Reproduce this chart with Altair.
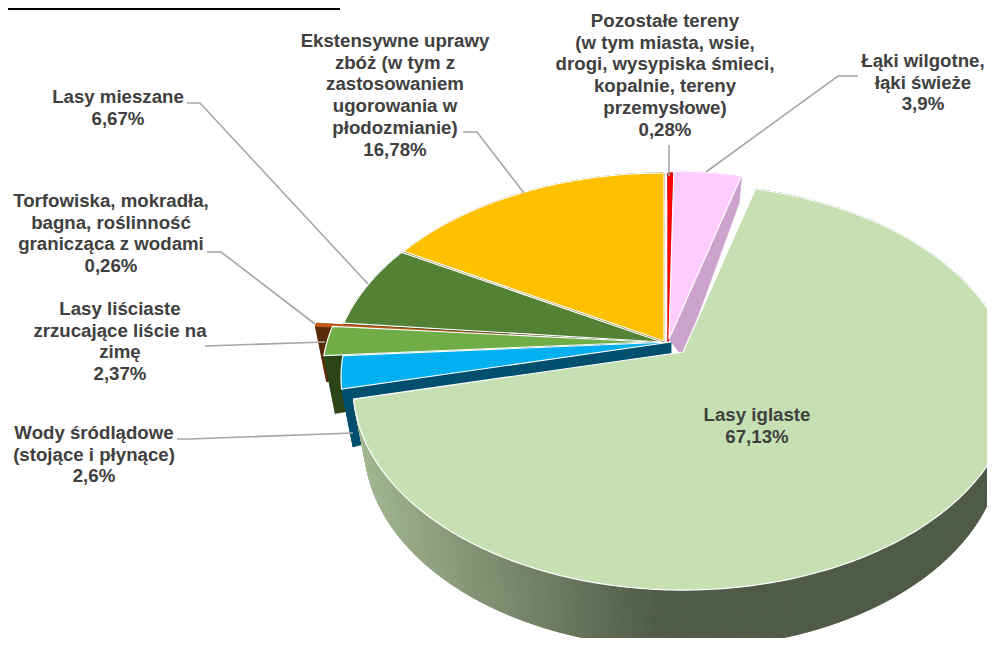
import math
import altair as alt

# ---- data (clockwise from 12 o'clock) ----
names = [
    "Pozostałe tereny\n(w tym miasta, wsie,\ndrogi, wysypiska śmieci,\nkopalnie, tereny\nprzemysłowe)",
    "Łąki wilgotne,\nłąki świeże",
    "Lasy iglaste",
    "Wody śródlądowe\n(stojące i płynące)",
    "Lasy liściaste\nzrzucające liście na\nzimę",
    "Torfowiska, mokradła,\nbagna, roślinność\ngranicząca z wodami",
    "Lasy mieszane",
    "Ekstensywne uprawy\nzbóż (w tym z\nzastosowaniem\nugorowania w\npłodozmianie)",
]
values = [0.28, 3.9, 67.13, 2.6, 2.37, 0.26, 6.67, 16.78]
top_colors = ["#FF0000", "#FFCCFF", "#C6E0B4", "#00B0F0", "#70AD47", "#C55A11", "#548235", "#FFC000"]
wall_colors = ["#990000", "#CCA3CC", "#4F5A47", "#004F6E", "#2C4619", "#5B2A08", "#2C4619", "#7F6000"]
top_strokes = ["#FF0000", "#FFFFFF", "#FFFFFF", "#FFFFFF", "#FFFFFF", "#C55A11", "#FFFFFF", "#FFFFFF"]
cut_faces = [(True, True), (True, True), (False, False), (True, True),
             (True, True), (True, True), (True, False), (True, True)]

# ---- layout of the tilted pie ----
R, S, K = 325.0, 197.0, 0.1725
apex_x = [668, 669, 683, 671, 652, 635, 662, 664]
apex_y = [341, 339, 352, 342, 342, 342, 342, 341]
apex_foot_dx = [0, 14, 0, 0, 0, 0, 0, 0]
label_x = [665, 923, 757, 94, 120, 111, 118, 395]
label_y = [21, 61, 415, 433, 309, 201, 97, 41]
draw_order = [7, 0, 1, 6, 5, 4, 3, 2]

leaders = [
    [(187, 103), (200, 103), (368, 284)],
    [(463, 132), (477, 132), (524, 193)],
    [(669, 145), (669, 176)],
    [(706, 172), (838, 76), (858, 76)],
    [(207, 252), (221, 252), (315, 324)],
    [(205, 346), (325, 342)],
    [(177, 439), (190, 439), (353, 433)],
]
LEADER = "#A6A6A6"
TEXT = "#404040"


def top_pt(i, deg):
    t = math.radians(deg)
    u, v = math.sin(t), -math.cos(t)
    w = 1 - K * v
    return (apex_x[i] + R * u / w, apex_y[i] + S * v / w)


def depth(v):
    return 58 if v >= 0 else 58 + 31 * v


def bot_pt(i, deg):
    x, y = top_pt(i, deg)
    v = -math.cos(math.radians(deg))
    return (apex_x[i] + 0.965 * (x - apex_x[i]), y + depth(v))


def feature(ring, fill, stroke, sw):
    ring = [list(p) for p in ring] + [list(ring[0])]
    return {
        "type": "Feature",
        "geometry": {"type": "Polygon", "coordinates": [ring]},
        "properties": {"fill": fill, "stroke": stroke, "sw": sw},
    }


def mix(c0, c1, t):
    a = [int(c0[j:j + 2], 16) for j in (1, 3, 5)]
    b = [int(c1[j:j + 2], 16) for j in (1, 3, 5)]
    return "#%02X%02X%02X" % tuple(round(p + (q - p) * t) for p, q in zip(a, b))


total = sum(values)
starts = [sum(values[:i]) / total * 360 for i in range(len(values))]
ends = [sum(values[:i + 1]) / total * 360 for i in range(len(values))]

features = []
for i in draw_order:
    a, b = starts[i], ends[i]
    n = max(2, int((b - a) / 0.75))
    angs = [a + (b - a) * k / n for k in range(n + 1)]
    apex = (apex_x[i], apex_y[i])
    apex_b = (apex_x[i] + apex_foot_dx[i], apex_y[i] + 18)
    for d, show in zip((a, b), cut_faces[i]):
        if show:
            features.append(feature([apex, top_pt(i, d), bot_pt(i, d), apex_b],
                                    wall_colors[i], wall_colors[i], 0.5))
    for p, q in zip(angs[:-1], angs[1:]):
        ring = [top_pt(i, p), top_pt(i, q), bot_pt(i, q), bot_pt(i, p)]
        if i == 2:
            mx = (ring[0][0] + ring[2][0]) / 2
            t = min(1, max(0, (mx - 360) / 300))
            col = mix("#A3B792", "#4F5A47", t)
        else:
            col = wall_colors[i]
        features.append(feature(ring, col, col, 1.0))
    ring = [apex] + [top_pt(i, d) for d in angs]
    sw = 1.2 if top_strokes[i] == "#FFFFFF" else 0.8
    features.append(feature(ring, top_colors[i], top_strokes[i], sw))

pie = (
    alt.Chart(alt.Data(values=features))
    .mark_geoshape(clip=True)
    .encode(
        fill=alt.Fill("properties.fill:N", scale=None),
        stroke=alt.Stroke("properties.stroke:N", scale=None),
        strokeWidth=alt.StrokeWidth("properties.sw:Q", scale=None),
    )
)

line_feats = [
    {"type": "Feature", "geometry": {"type": "LineString", "coordinates": [list(p) for p in ln]},
     "properties": {"c": LEADER}}
    for ln in leaders
]
lines = (
    alt.Chart(alt.Data(values=line_feats))
    .mark_geoshape(filled=False, stroke=LEADER, strokeWidth=1.6, clip=True)
)

top_rule = (
    alt.Chart(alt.Data(values=[{"type": "Feature",
                                "geometry": {"type": "LineString", "coordinates": [[8, 9], [340, 9]]},
                                "properties": {}}]))
    .mark_geoshape(filled=False, stroke="#000000", strokeWidth=2)
)

label_rows = [
    {"t": n + "\n" + str(v).replace(".", ",") + "%", "lon": x, "lat": y}
    for n, v, x, y in zip(names, values, label_x, label_y)
]
texts = (
    alt.Chart(alt.Data(values=label_rows))
    .mark_text(font="Liberation Sans", fontWeight="bold", fontSize=18.67, color=TEXT,
               align="center", baseline="middle", lineBreak="\n", lineHeight=21.7)
    .encode(longitude="lon:Q", latitude="lat:Q", text="t:N")
)

chart = (
    alt.layer(pie, lines, top_rule, texts)
    .project(type="identity", scale=1, translate=[-8, -8])
    .properties(width=979, height=630, padding=0, background="#FFFFFF")
    .configure_view(stroke=None)
)
chart.save("out.html", embed_options={"renderer": "svg", "actions": False})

━━━━━━━━━━━━━━━━━━━━

GOAL OF THE EXERCISE >> Your task is to restate word for word the lines from the top of the data to the line containing "import altair as alt", both ends included, with every picture left out.

EXERCISE RESULT >>
Reproduce this chart with Altair.
import math
import altair as alt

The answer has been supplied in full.